The boat ride on the reservoir lasted about 3 1/2 hours each way and was quite pleasant. It wasn’t too cold and the rock formations of the gorge were quite stunning. The Bing Ling Temple Grottoes qre said to be one of the finest Buddist grottoes in China and because of their remoteness, they have been able to survive and also remain void of tourists. Over a period of 1600 years sculptors hanging from ropes down the steep porous canyon walls, carved 152 niches in the rock and sculpted statues into them. There is a walkway all around making viewing access easy. The art work was sponsored by the wealthy merchants who passed along the Silk Road . There was a magnificent 27 meter high statue of the future Buddha on one side of the canyon and on the other an enormous sleeping Buddha tucked inside a cave. We were also offered a jeep ride up the canyon to see a small Tibetan monastery but due to our time limit didn’t have time. We couldn’t believe that after such a long boat ride we would be limited to 1 hour to see the carvings. It was nowhere near enough time to absorb everything and we felt as if we were rushing around as if we had a boat to catch.. which of course we did…All in all, it was a pleasant boat ride, but the carvings were not really that exciting. All in all, it was another Chinese tourist attraction that left you feeling short of value for the money and effort expended in getting there.

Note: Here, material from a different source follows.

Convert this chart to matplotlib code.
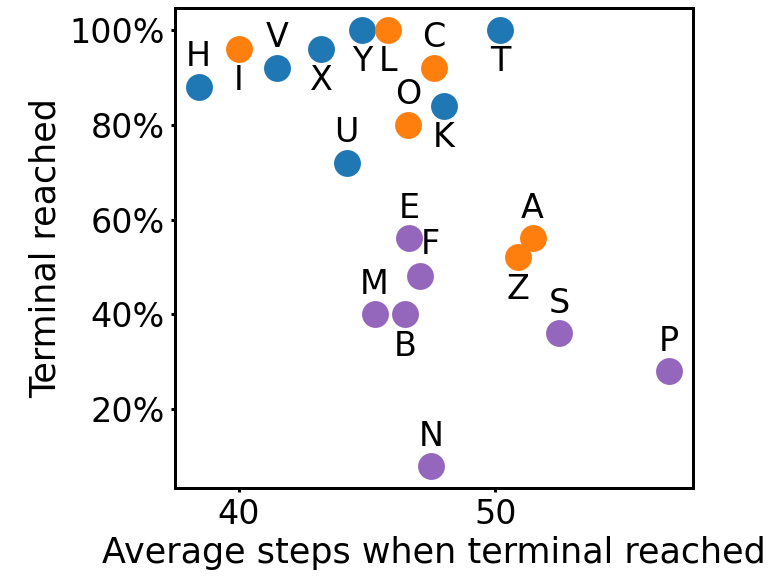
import numpy as np
import matplotlib.pyplot as plt
from matplotlib.ticker import PercentFormatter

# agents: name, avg steps, fraction terminal reached, label placement
blue_names = ["H", "V", "X", "Y", "K", "U", "T"]
blue_steps = [38.43, 41.5, 43.2, 44.8, 48.0, 44.2, 50.2]
blue_reached = [0.88, 0.92, 0.96, 1.00, 0.84, 0.72, 1.00]
blue_pos = ["up", "up", "down", "down", "down", "up", "down"]

orange_names = ["I", "L", "C", "O", "A", "Z"]
orange_steps = [40.0, 45.8, 47.6, 46.6, 51.45, 50.9]
orange_reached = [0.96, 1.00, 0.92, 0.80, 0.56, 0.52]
orange_pos = ["down", "down", "up", "up", "up", "down"]

purple_names = ["E", "F", "M", "B", "S", "P", "N"]
purple_steps = [46.63, 47.06, 45.29, 46.47, 52.5, 56.78, 47.49]
purple_reached = [0.56, 0.48, 0.40, 0.40, 0.36, 0.28, 0.08]
purple_pos = ["up", "upright", "up", "down", "up", "up", "up"]

plt.rcParams["font.size"] = 20

fig = plt.figure(figsize=(6.4, 4.8), dpi=120)
ax = fig.add_axes([0.228, 0.153, 0.674, 0.833])

offsets = {"up": (0, 18), "down": (0, -19), "upright": (6, 19)}

groups = [
    (blue_names, blue_steps, blue_reached, blue_pos, "#1f77b4"),
    (orange_names, orange_steps, orange_reached, orange_pos, "#ff7f0e"),
    (purple_names, purple_steps, purple_reached, purple_pos, "#9467bd"),
]

for names, steps, reached, pos, color in groups:
    ax.scatter(steps, reached, s=260, color=color, linewidths=0, zorder=3)
    for n, x, y, p in zip(names, steps, reached, pos):
        ax.annotate(n, (x, y), xytext=offsets[p], textcoords="offset points",
                    ha="center", va="center", fontsize=20)

ax.yaxis.set_major_formatter(PercentFormatter(1.0, decimals=0))
ax.set_xticks([40, 50])
ax.set_yticks([0.2, 0.4, 0.6, 0.8, 1.0])
ax.set_xlabel("Average steps when terminal reached", fontsize=21, labelpad=3)
ax.set_ylabel("Terminal reached", fontsize=21)

for sp in ax.spines.values():
    sp.set_linewidth(1.8)
ax.tick_params(width=1.8, length=2.5)

fig.savefig("out.png", dpi=120)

After we got back off the boat around 8 pm we drove to Lanzhou (2 hours), had a late dinner, and checked into the hotel. A group of about 10 of us went out to a Karaoke Bar which is all the rave here. It ended up we were the only ones in the club, but the manager seemed happy to have us. Leon and some others learned how to use the computer and we listened to the songs, danced a bit, chatted, Maeve sang a little, Ian tried to pole dance and al in all a ton of fun was had. We left around 2 am and some others shortly after us. The remainder we hear (4 people) made it through to about 6 am, so not much sleep for them!!

4 comments:

Randall said...

I found Lanzhou on Google Earth. Seems like a big city, with lots of smog, unfortunately. South of it are very impressive terraced farms.

The area around Qinghai Lake looks a lot like Saskatchewan or Alberta. They even grow Canola there. I didn't notice before, but China has so few big lakes compared to our country.

I had trouble following your route before this. Should be easier now.

Randall said...

I was in Tim Horton's yesterday. While perusing the bins of muffins and doughnuts, I noticed a bin that said "Chinese biscuits" and thought how odd that was that I'd never noticed them before. As I was beginning to wonder what they might be like, I realized that it didn't say "Chinese", it said "Cheese". I must have had you two in mind.

Randall said...

Someone with a great deal of experience once observed that "adventure is discomfort, rightly viewed."

I imagine you can confirm that.

Randall said...

On the drive to work this morning, Andy Williams was singing "Moon River" on the radio. It reminded me of my huckleberry friends on the road somewhere in China:

"Two drifters, off to see the world;
There's such a lot of world to see..."

Andy says that the rainbow's end that you are after is "waiting round the bend", if not this one, then surely the next.

But the rainbow isn't the destination, it's the journey; and they don't happen without a little rain.